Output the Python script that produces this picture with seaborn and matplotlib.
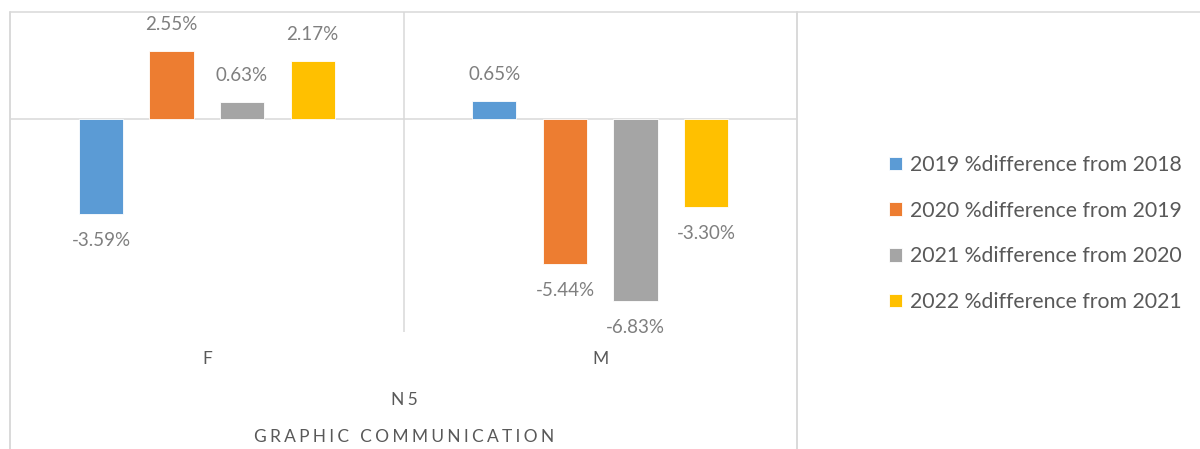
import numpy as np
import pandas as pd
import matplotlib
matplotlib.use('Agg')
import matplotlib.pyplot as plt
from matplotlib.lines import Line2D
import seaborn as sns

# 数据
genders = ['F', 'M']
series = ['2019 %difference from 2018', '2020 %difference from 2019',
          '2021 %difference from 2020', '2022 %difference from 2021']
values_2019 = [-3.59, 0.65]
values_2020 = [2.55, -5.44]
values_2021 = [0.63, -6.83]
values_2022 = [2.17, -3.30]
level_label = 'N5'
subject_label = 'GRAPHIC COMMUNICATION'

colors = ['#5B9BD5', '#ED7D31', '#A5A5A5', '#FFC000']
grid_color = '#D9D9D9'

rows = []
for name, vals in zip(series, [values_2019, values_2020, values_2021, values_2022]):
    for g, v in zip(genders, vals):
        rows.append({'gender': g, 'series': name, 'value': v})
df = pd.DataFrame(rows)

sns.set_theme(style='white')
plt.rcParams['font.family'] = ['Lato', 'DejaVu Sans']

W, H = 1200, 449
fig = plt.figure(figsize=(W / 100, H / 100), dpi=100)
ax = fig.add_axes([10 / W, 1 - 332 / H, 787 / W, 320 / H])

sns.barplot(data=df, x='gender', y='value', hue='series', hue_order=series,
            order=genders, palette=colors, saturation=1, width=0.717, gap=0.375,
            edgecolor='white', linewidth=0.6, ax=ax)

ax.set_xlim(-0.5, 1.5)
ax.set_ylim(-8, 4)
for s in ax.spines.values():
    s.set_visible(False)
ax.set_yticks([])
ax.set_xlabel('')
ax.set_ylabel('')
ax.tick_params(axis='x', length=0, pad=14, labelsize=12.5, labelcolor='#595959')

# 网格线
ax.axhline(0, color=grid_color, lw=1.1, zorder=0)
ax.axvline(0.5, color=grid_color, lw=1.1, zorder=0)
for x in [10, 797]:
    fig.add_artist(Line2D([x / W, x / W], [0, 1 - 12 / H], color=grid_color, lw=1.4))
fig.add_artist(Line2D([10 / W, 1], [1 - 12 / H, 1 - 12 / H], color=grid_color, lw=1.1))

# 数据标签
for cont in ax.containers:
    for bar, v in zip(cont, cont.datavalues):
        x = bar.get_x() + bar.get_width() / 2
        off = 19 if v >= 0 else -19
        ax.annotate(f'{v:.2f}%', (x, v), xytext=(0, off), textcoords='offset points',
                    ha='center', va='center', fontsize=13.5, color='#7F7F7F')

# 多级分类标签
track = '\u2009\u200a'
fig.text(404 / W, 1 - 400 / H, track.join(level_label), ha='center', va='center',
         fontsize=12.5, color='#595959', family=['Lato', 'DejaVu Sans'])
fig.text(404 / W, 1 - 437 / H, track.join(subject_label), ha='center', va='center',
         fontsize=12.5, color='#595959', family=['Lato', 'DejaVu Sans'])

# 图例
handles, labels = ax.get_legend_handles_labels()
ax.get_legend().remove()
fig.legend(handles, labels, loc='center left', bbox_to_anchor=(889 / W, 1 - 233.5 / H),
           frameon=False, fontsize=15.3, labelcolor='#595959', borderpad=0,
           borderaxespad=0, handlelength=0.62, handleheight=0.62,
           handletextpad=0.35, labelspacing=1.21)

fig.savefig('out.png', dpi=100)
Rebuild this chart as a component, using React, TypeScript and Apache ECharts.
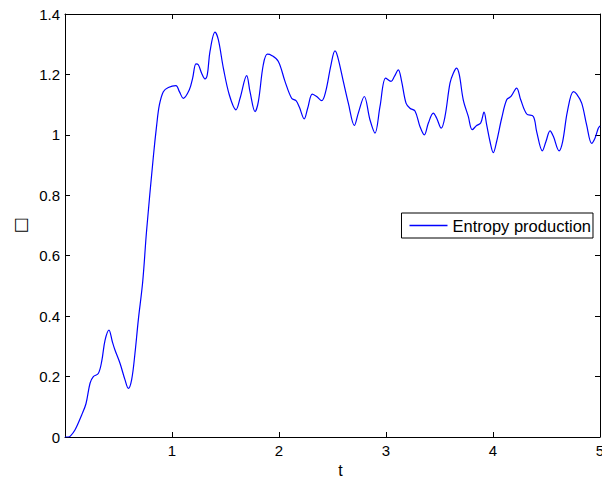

__WORK REQUIRED__: Hand back the exact lines from the start of the entries to the line with "import seaborn as sns", both ends kept and pictures left out.

__FINAL RESULT__:
Output the Python script that produces this picture with seaborn and matplotlib.
import numpy as np
import pandas as pd
import matplotlib
matplotlib.use('Agg')
import matplotlib.pyplot as plt
from matplotlib.lines import Line2D
import seaborn as sns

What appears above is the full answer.